America experienced a 9% decrease and $10 million of disruption-related expenses, driven by extreme weather, civil unrest in Mexico and a natural gas pipeline failure in Peru, partially offset by Fit to Win.

Similarly, Europe showed a 7% decline, with breakeven profit.

The company stated that Europe’s decline was primarily driven by a $76 million net price reduction and higher plant closure costs.

In the conference call, CEO Gordon Hardie summarised: “The year got off to a challenging start.

“While the top line held steady, demand was sluggish early in the quarter before improving through March.

“We also experienced elevated commercial pressures in Europe and several onetime external events that increased our costs.

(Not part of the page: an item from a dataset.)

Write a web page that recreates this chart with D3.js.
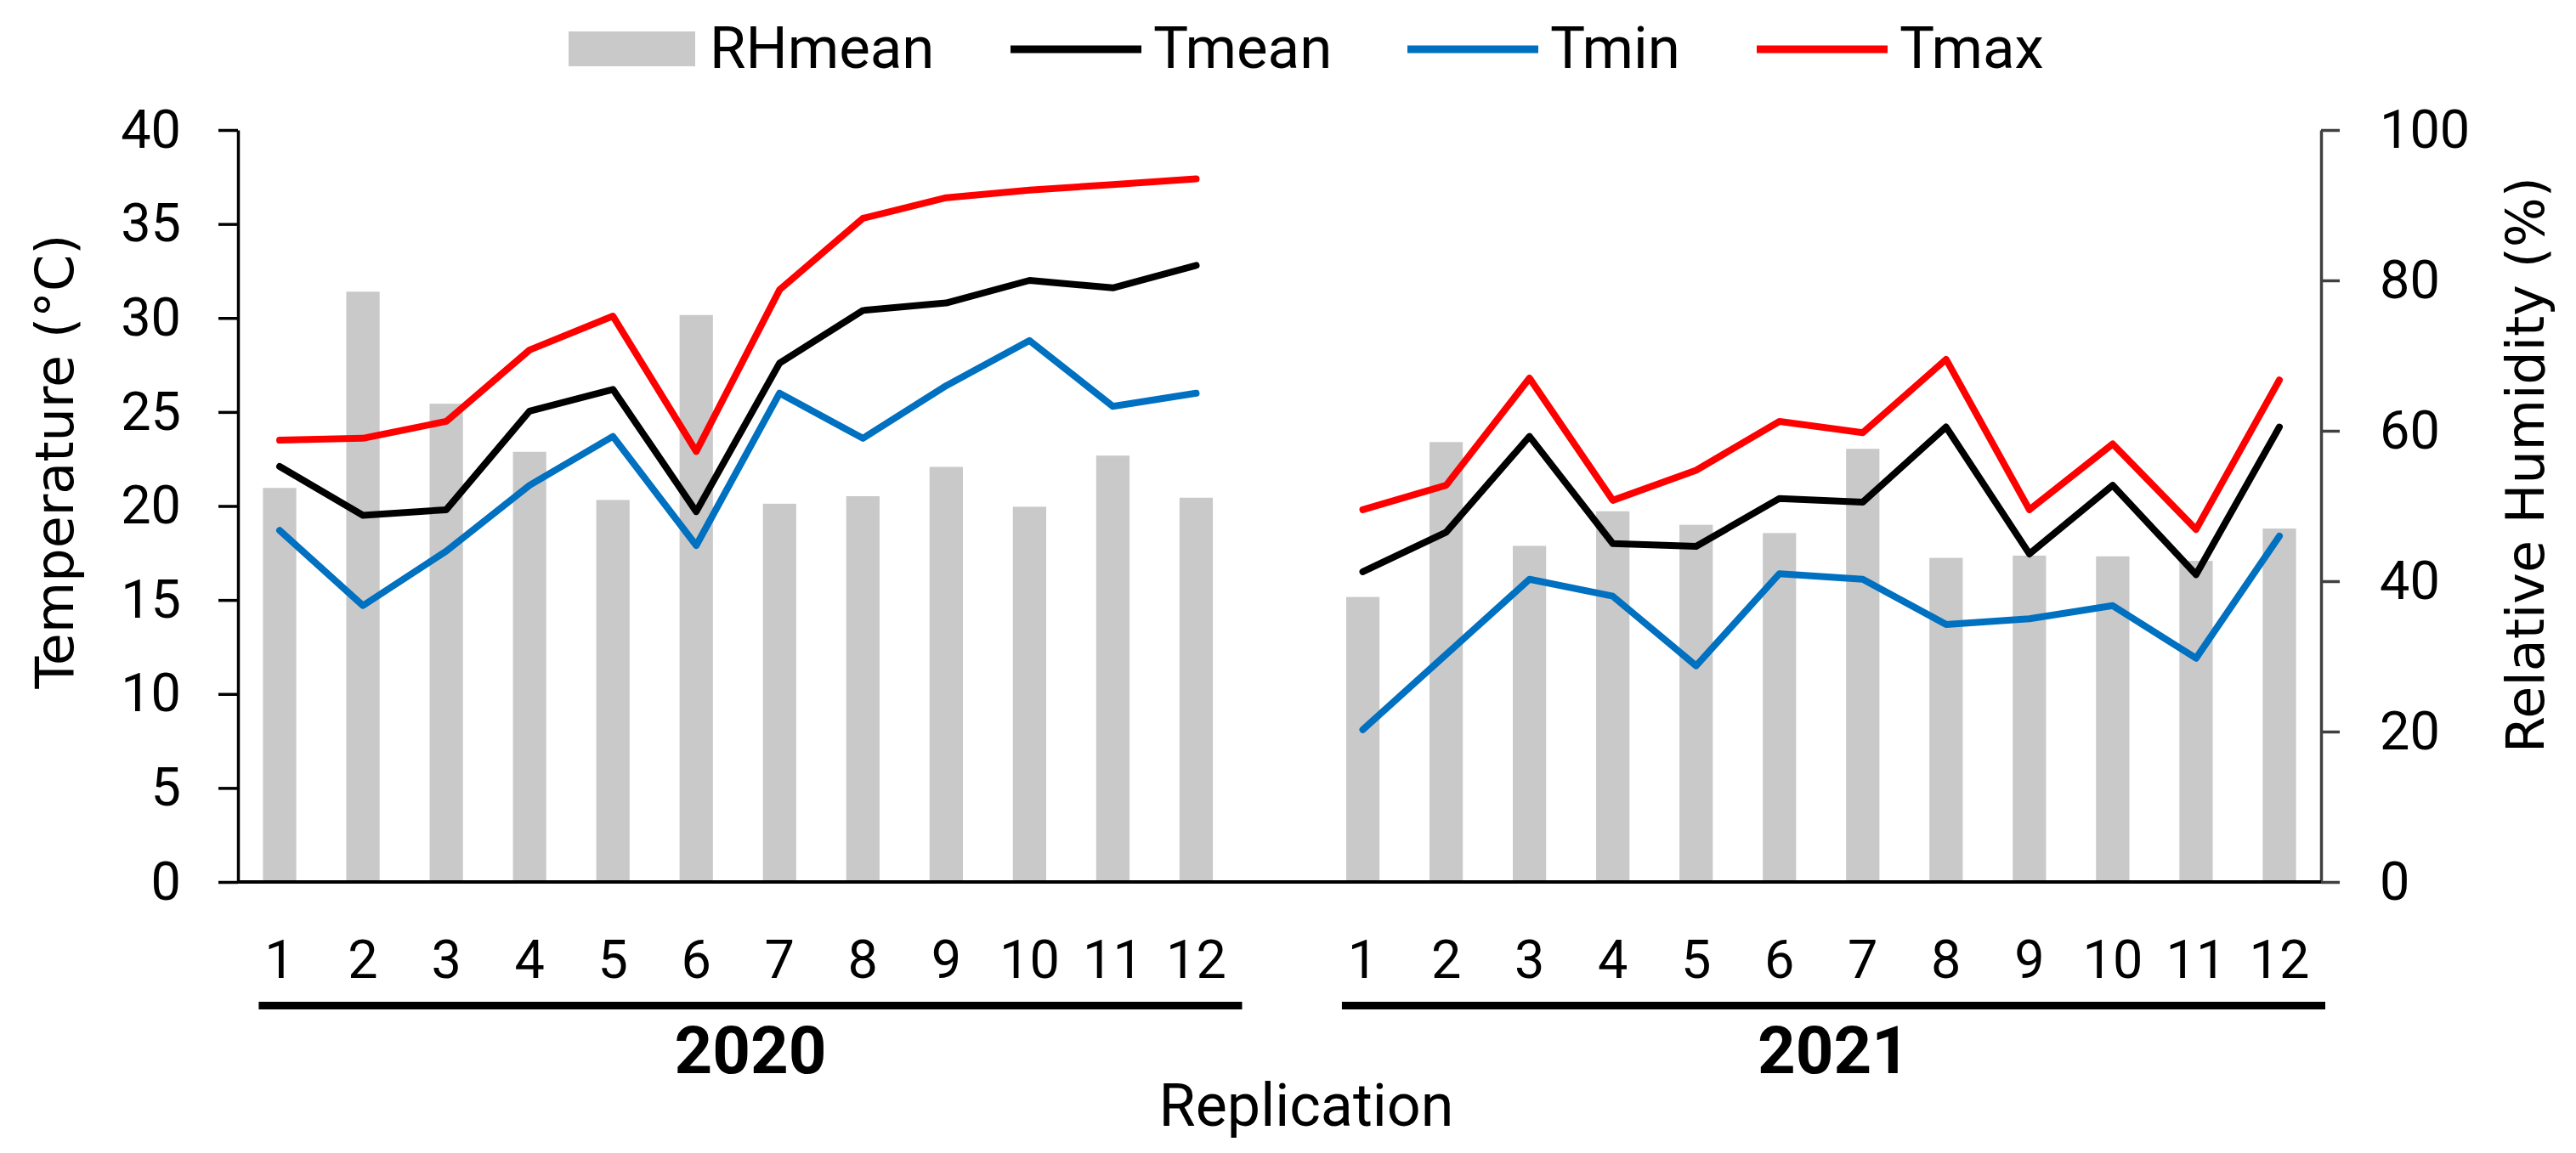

“As a result, first quarter adjusted earnings of $0.05 per share came in below our original expectations.”

The company emphasised the performance of the Fit to Win programme, which had a net benefit of $35 million.

Europe’s results fell short of O-I’s expectations, but the company explained that it was earlier in the Fit to Win model, and they are expecting improvement in the upcoming quarters.

Other notable challenges faced by O-I includes a decrease in demand in alcoholic end markets, as well as an ongoing weakness in wine, particularly in Southern Europe.

Conversely, the food sector is emerging as O-I’s second largest category behind beer.

Overall, the company remained positive that long-term investment was still beneficial for its customers.

The company expects stability in the second quarter of the year, and low to mid-single-digit volume growth in the second half.

They also stated that core glass demand is now stabilising, with recent trends proving encouraging.

Although O-I adjusted its 2026 outlook to reflect Europe's operating environment and the energy backdrop, the company remains committed to its 2027 Investor Day targets of $1.45 billion EBITDA target.

The Fit to Win programme is still on track to earn at least $275 million in 2026 benefits.